## start
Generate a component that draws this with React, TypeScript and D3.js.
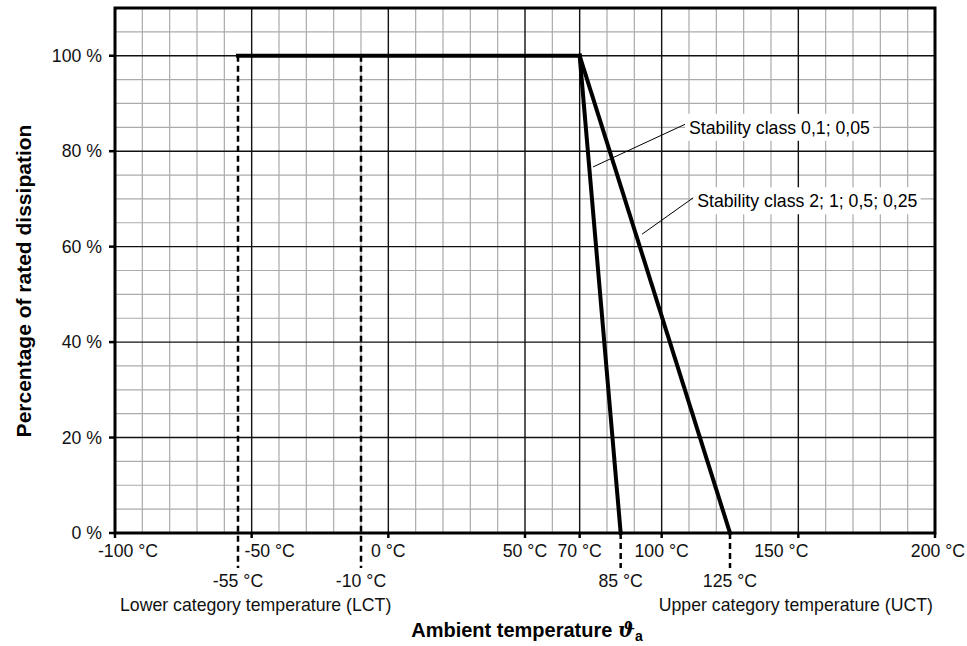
import React, { useEffect, useRef } from "react";
import * as d3 from "d3";

// ---- data ----
const tempMin = -100;
const tempMax = 200;
const pctMin = 0;
const pctMax = 110;
const tempMajorTicks = [-100, -50, 0, 50, 70, 100, 150, 200];
const tempMinorStep = 10;
const pctMajorTicks = [0, 20, 40, 60, 80, 100];
const pctMinorStep = 5;
const plateau: [number, number][] = [[-55, 100], [70, 100]];
const derating01: [number, number][] = [[70, 100], [85, 0]];
const derating2: [number, number][] = [[70, 100], [125, 0]];
const lctTemps = [-55, -10];
const uctTemps = [85, 125];
const categoryLabels = ["-55 °C", "-10 °C", "85 °C", "125 °C"];
const categoryTemps = [-55, -10, 85, 125];
const annotationTexts = ["Stability class 0,1; 0,05", "Stability class 2; 1; 0,5; 0,25"];
const annotationTextAt: [number, number][] = [[110, 85], [113, 69.6]];
const annotationPointAt: [number, number][] = [[74.9, 76.7], [92.8, 62.6]];
const xTitle = "Ambient temperature ";
const yTitle = "Percentage of rated dissipation";
const lctLabel = "Lower category temperature (LCT)";
const uctLabel = "Upper category temperature (UCT)";

// layout-only label nudges (px)
const xTickLabelShift: Record<number, number> = { [-100]: 13, [-50]: 18, 0: 0, 50: 0, 70: 0, 100: 0, 150: -17, 200: 3 };

const W = 967;
const H = 646;
const FONT = "'Liberation Sans', Arial, Helvetica, sans-serif";
const FS = 17.7;

export default function App() {
  const ref = useRef<SVGSVGElement>(null);

  useEffect(() => {
    const svg = d3.select(ref.current);
    svg.selectAll("*").remove();

    const x = d3.scaleLinear().domain([tempMin, tempMax]).range([115, 935]);
    const y = d3.scaleLinear().domain([pctMin, pctMax]).range([533, 8]);

    const g = svg.append("g").style("font-family", FONT);

    // minor grid
    const minorX = d3.range(tempMin, tempMax + 0.001, tempMinorStep).filter((v) => !tempMajorTicks.includes(v));
    const minorY = d3.range(pctMin, pctMax + 0.001, pctMinorStep).filter((v) => !pctMajorTicks.includes(v));
    g.selectAll(".mx").data(minorX).join("line")
      .attr("x1", (d) => x(d)).attr("x2", (d) => x(d))
      .attr("y1", y(pctMin)).attr("y2", y(pctMax))
      .attr("stroke", "#ababab").attr("stroke-width", 1.2);
    g.selectAll(".my").data(minorY).join("line")
      .attr("x1", x(tempMin)).attr("x2", x(tempMax))
      .attr("y1", (d) => y(d)).attr("y2", (d) => y(d))
      .attr("stroke", "#ababab").attr("stroke-width", 1.2);

    // major grid
    g.selectAll(".Mx").data(tempMajorTicks).join("line")
      .attr("x1", (d) => x(d)).attr("x2", (d) => x(d))
      .attr("y1", y(pctMin)).attr("y2", y(pctMax))
      .attr("stroke", "#111").attr("stroke-width", 1.4);
    g.selectAll(".My").data(pctMajorTicks).join("line")
      .attr("x1", x(tempMin)).attr("x2", x(tempMax))
      .attr("y1", (d) => y(d)).attr("y2", (d) => y(d))
      .attr("stroke", "#111").attr("stroke-width", 1.4);

    // annotation backgrounds + texts (white boxes interrupt grid)
    const ann = g.append("g");
    annotationTexts.forEach((t, i) => {
      const [tx, ty] = annotationTextAt[i];
      const txt = ann.append("text")
        .attr("x", x(tx)).attr("y", y(ty)).attr("dy", "0.35em")
        .attr("font-size", FS).attr("fill", "#000").text(t);
      const bb = (txt.node() as SVGTextElement).getBBox();
      ann.insert("rect", "text")
        .attr("x", bb.x - 4).attr("y", y(ty) - 13.5)
        .attr("width", bb.width + 7).attr("height", 27)
        .attr("fill", "#fff");
    });

    // frame
    g.append("rect")
      .attr("x", x(tempMin)).attr("y", y(pctMax))
      .attr("width", x(tempMax) - x(tempMin)).attr("height", y(pctMin) - y(pctMax))
      .attr("fill", "none").attr("stroke", "#000").attr("stroke-width", 3);

    // ticks
    g.selectAll(".tx").data(tempMajorTicks).join("line")
      .attr("x1", (d) => x(d)).attr("x2", (d) => x(d))
      .attr("y1", y(0)).attr("y2", y(0) + 5)
      .attr("stroke", "#000").attr("stroke-width", 2.5);
    g.selectAll(".ty").data(pctMajorTicks).join("line")
      .attr("x1", x(tempMin) - 6).attr("x2", x(tempMin))
      .attr("y1", (d) => y(d)).attr("y2", (d) => y(d))
      .attr("stroke", "#000").attr("stroke-width", 2.5);

    // tick labels
    g.selectAll(".txl").data(tempMajorTicks).join("text")
      .attr("x", (d) => x(d) + (xTickLabelShift[d] || 0)).attr("y", 557)
      .attr("text-anchor", "middle").attr("font-size", FS).attr("fill", "#111")
      .text((d) => `${d} °C`);
    g.selectAll(".tyl").data(pctMajorTicks).join("text")
      .attr("x", 102).attr("y", (d) => y(d)).attr("dy", "0.35em")
      .attr("text-anchor", "end").attr("font-size", FS).attr("fill", "#111")
      .text((d) => `${d} %`);

    // dashed category lines
    lctTemps.forEach((t) => {
      g.append("line")
        .attr("x1", x(t)).attr("x2", x(t)).attr("y1", y(100)).attr("y2", 568)
        .attr("stroke", "#000").attr("stroke-width", 2.5).attr("stroke-dasharray", "6,4");
    });
    uctTemps.forEach((t) => {
      g.append("line")
        .attr("x1", x(t)).attr("x2", x(t)).attr("y1", y(0)).attr("y2", 568)
        .attr("stroke", "#000").attr("stroke-width", 2.5).attr("stroke-dasharray", "6,4");
    });
    g.selectAll(".cl").data(categoryTemps).join("text")
      .attr("x", (d) => x(d)).attr("y", 587)
      .attr("text-anchor", "middle").attr("font-size", FS).attr("fill", "#111")
      .text((_, i) => categoryLabels[i]);

    g.append("text").attr("x", 120).attr("y", 611).attr("font-size", FS).attr("fill", "#111").text(lctLabel);
    g.append("text").attr("x", 933).attr("y", 611).attr("text-anchor", "end").attr("font-size", FS).attr("fill", "#111").text(uctLabel);

    // curves
    const line = d3.line<[number, number]>().x((d) => x(d[0])).y((d) => y(d[1]));
    [plateau, derating01, derating2].forEach((s) => {
      g.append("path").attr("d", line(s)).attr("fill", "none")
        .attr("stroke", "#000").attr("stroke-width", 4).attr("stroke-linejoin", "miter").attr("stroke-linecap", "square");
    });

    // leader lines
    annotationTexts.forEach((_, i) => {
      const [tx, ty] = annotationTextAt[i];
      const [px, py] = annotationPointAt[i];
      g.append("line")
        .attr("x1", x(tx) - 4).attr("y1", y(ty) - 3)
        .attr("x2", x(px)).attr("y2", y(py))
        .attr("stroke", "#000").attr("stroke-width", 1);
    });

    // axis titles
    const xt = g.append("text").attr("x", 527).attr("y", 637).attr("text-anchor", "middle")
      .attr("font-size", 20).attr("font-weight", "bold").attr("fill", "#000");
    xt.append("tspan").text(xTitle);
    xt.append("tspan").attr("font-style", "italic").attr("font-family", "'DejaVu Serif', serif").text("ϑ");
    xt.append("tspan").attr("font-size", 14).attr("dy", 4).text("a");

    g.append("text")
      .attr("transform", `translate(31,${281}) rotate(-90)`)
      .attr("text-anchor", "middle").attr("font-size", 21).attr("font-weight", "bold").attr("fill", "#000")
      .text(yTitle);
  }, []);

  return (
    <svg ref={ref} width={W} height={H} style={{ position: "absolute", left: 0, top: 0, background: "#fff" }} />
  );
}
## end
## Exercise requirements
Go through the material and copy out every line with "React" in it.

## The completed task
Generate a component that draws this with React, TypeScript and D3.js.
import React, { useEffect, useRef } from "react";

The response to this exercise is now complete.